Third, despite its weakened position, the Afghan government insisted that the Taliban be effectively integrated into the Republic, making progress on peace negotiations difficult. When intra-Afghan talks started in September 2020, security conditions were poor, with Taliban attacks “above seasonal norms,” according to the US military. Exclusion from US-Taliban talks and
the subsequent signing of the February 2020 Doha agreement were further blows to the credibility of the Afghan government.

Fourth, the Taliban were unwilling to compromise. The US-Taliban agreement emboldened the insurgent group. From that point onward, the insurgency increasingly focused on defeating the Afghan government on the battlefield. By April 2021, a US intelligence community assessment had concluded that “the Taliban is confident it can achieve military victory.” Over the next two months, the Taliban’s offensive accelerated and on August 15, 2021, Kabul fell.

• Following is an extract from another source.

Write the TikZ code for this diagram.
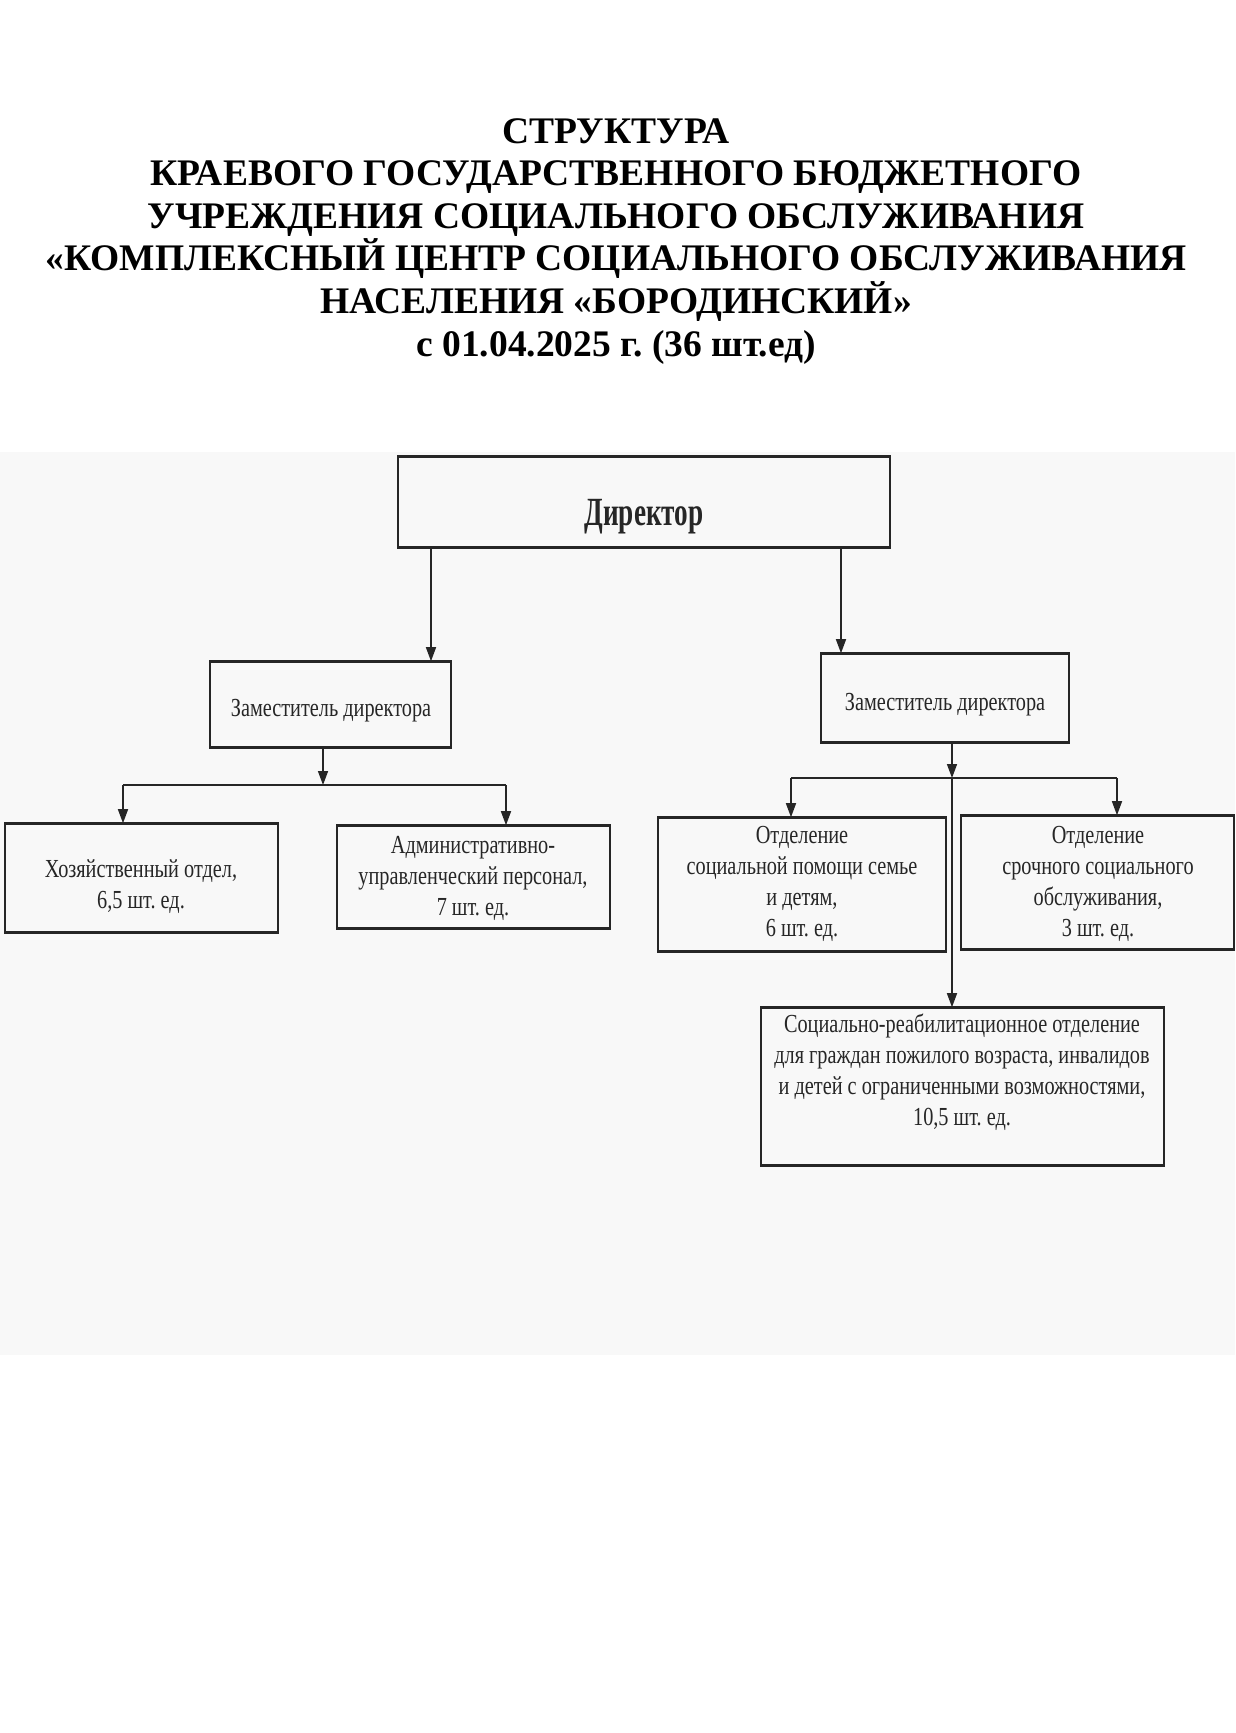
\documentclass[tikz,border=0pt]{standalone}
\usepackage{fontspec}
\setmainfont{Liberation Serif}
\newfontfamily\condf[FakeStretch=0.78]{Liberation Serif}
\newfontfamily\dirf[FakeStretch=0.68]{Liberation Serif}
\usetikzlibrary{arrows.meta}
\definecolor{bg}{RGB}{248,248,248}
\definecolor{ink}{RGB}{38,38,38}
\frenchspacing
\begin{document}
\begin{tikzpicture}[x=1pt,y=-1pt,
  box/.style={draw=ink, line width=1.6pt, rectangle, inner sep=0pt},
  edge/.style={draw=ink, line width=3pt},
  conn/.style={draw=ink, line width=1.5pt},
  arr/.style={conn, -{Triangle[length=14pt,width=10pt]}},
  txt/.style={font=\condf\fontsize{26}{31}\selectfont, align=center, text=ink, inner sep=0pt},
  ttl/.style={font=\bfseries\fontsize{37.5}{43}\selectfont, text=black, inner sep=0pt, anchor=base}]
\useasboundingbox (0,0) rectangle (1235,1733);
\fill[white] (0,0) rectangle (1235,1733);
\fill[bg] (0,452) rectangle (1235,1355);
% title
\node[ttl] (t1) at (616,143) {СТРУКТУРА};
\node[ttl] (t2) at (616,185.6) {КРАЕВОГО ГОСУДАРСТВЕННОГО БЮДЖЕТНОГО};
\node[ttl] (t3) at (616,228.2) {УЧРЕЖДЕНИЯ СОЦИАЛЬНОГО ОБСЛУЖИВАНИЯ};
\node[ttl] (t4) at (616,270.8) {«КОМПЛЕКСНЫЙ ЦЕНТР СОЦИАЛЬНОГО ОБСЛУЖИВАНИЯ};
\node[ttl] (t5) at (616,313.4) {НАСЕЛЕНИЯ «БОРОДИНСКИЙ»};
\node[ttl] (t6) at (616,356) {с 01.04.2025 г. (36 шт.ед)};
% boxes
\node[box, minimum width=492pt, minimum height=90pt] (dir) at (644,502) {};
\node[box, minimum width=241pt, minimum height=85pt] (d1) at (330.5,704.5) {};
\node[box, minimum width=248pt, minimum height=88pt] (d2) at (945,698) {};
\node[box, minimum width=273pt, minimum height=108pt] (hoz) at (141.5,878) {};
\node[box, minimum width=273pt, minimum height=102pt] (aup) at (473.5,877) {};
\node[box, minimum width=288pt, minimum height=133pt] (osp) at (802,884.5) {};
\node[box, minimum width=273pt, minimum height=133pt] (oss) at (1097.5,882.5) {};
\node[box, minimum width=403pt, minimum height=157pt] (sro) at (962.5,1086.5) {};
\foreach \n in {dir,d1,d2,hoz,aup,osp,oss,sro}{
  \draw[edge] (\n.north west) -- (\n.north east) (\n.south west) -- (\n.south east);
}
% texts
\node[anchor=base, inner sep=0pt, text=ink, font=\dirf\bfseries\fontsize{40}{48}\selectfont] (dirt) at (644,525) {Директор};
\node[txt, anchor=base] (d1t) at (331,716) {Заместитель директора};
\node[txt, anchor=base] (d2t) at (945,710) {Заместитель директора};
\node[txt] (hozt) at (141,887) {Хозяйственный отдел,\\6,5 шт. ед.};
\node[txt] (aupt) at (473,878) {Административно-\\управленческий персонал,\\7 шт. ед.};
\node[txt] (ospt) at (802,884) {Отделение\\социальной помощи семье\\и детям,\\6 шт. ед.};
\node[txt] (osst) at (1098,884) {Отделение\\срочного социального\\обслуживания,\\3 шт. ед.};
\node[txt] (srot) at (962,1072) {Социально-реабилитационное отделение\\для граждан пожилого возраста, инвалидов\\и детей с ограниченными возможностями,\\10,5 шт. ед.};
% connectors
\coordinate (a1) at (431,0);
\coordinate (a2) at (841,0);
\draw[arr] (dir.south -| a1) -- (d1.north -| a1);
\draw[arr] (dir.south -| a2) -- (d2.north -| a2);
\coordinate (j1) at (323,785);
\coordinate (l1) at (123,785);
\coordinate (r1) at (506,785);
\draw[arr] (d1.south -| j1) -- (j1);
\draw[conn] (l1) -- (r1);
\draw[arr] (l1) -- (hoz.north -| l1);
\draw[arr] (r1) -- (aup.north -| r1);
\coordinate (j2) at (952,778);
\coordinate (l2) at (791,778);
\coordinate (r2) at (1117,778);
\draw[arr] (d2.south -| j2) -- (j2);
\draw[conn] (l2) -- (r2);
\draw[arr] (l2) -- (osp.north -| l2);
\draw[arr] (r2) -- (oss.north -| r2);
\draw[arr] (j2) -- (sro.north -| j2);
\end{tikzpicture}
\end{document}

Fifth, former Afghan president Ashraf Ghani governed through a highly selective, narrow circle of loyalists, destabilizing the government at a critical juncture. The president’s political and social isolation appears to have been a function of both his personality, and his desire to centralize and micromanage policy implementation. The extent to which Ghani’s isolation and tendency toward micromanagement actually caused the collapse of his government is difficult to discern in a complex political environment, SIGAR stated adding that the net effect was a “leader who was largely ignorant of the reality confronting the country he led, particularly just prior to the Republic’s collapse.”

Finally, SIGAR found that the Afghan government’s high level of centralization, endemic corruption, and struggle to attain legitimacy were long-term contributors to its eventual collapse.

In contrast, the Taliban had a simple rallying message that the government could not claim: They were fighting the foreign occupiers, they were less corrupt than the government, and their legitimacy was grounded in religion, SIGAR stated.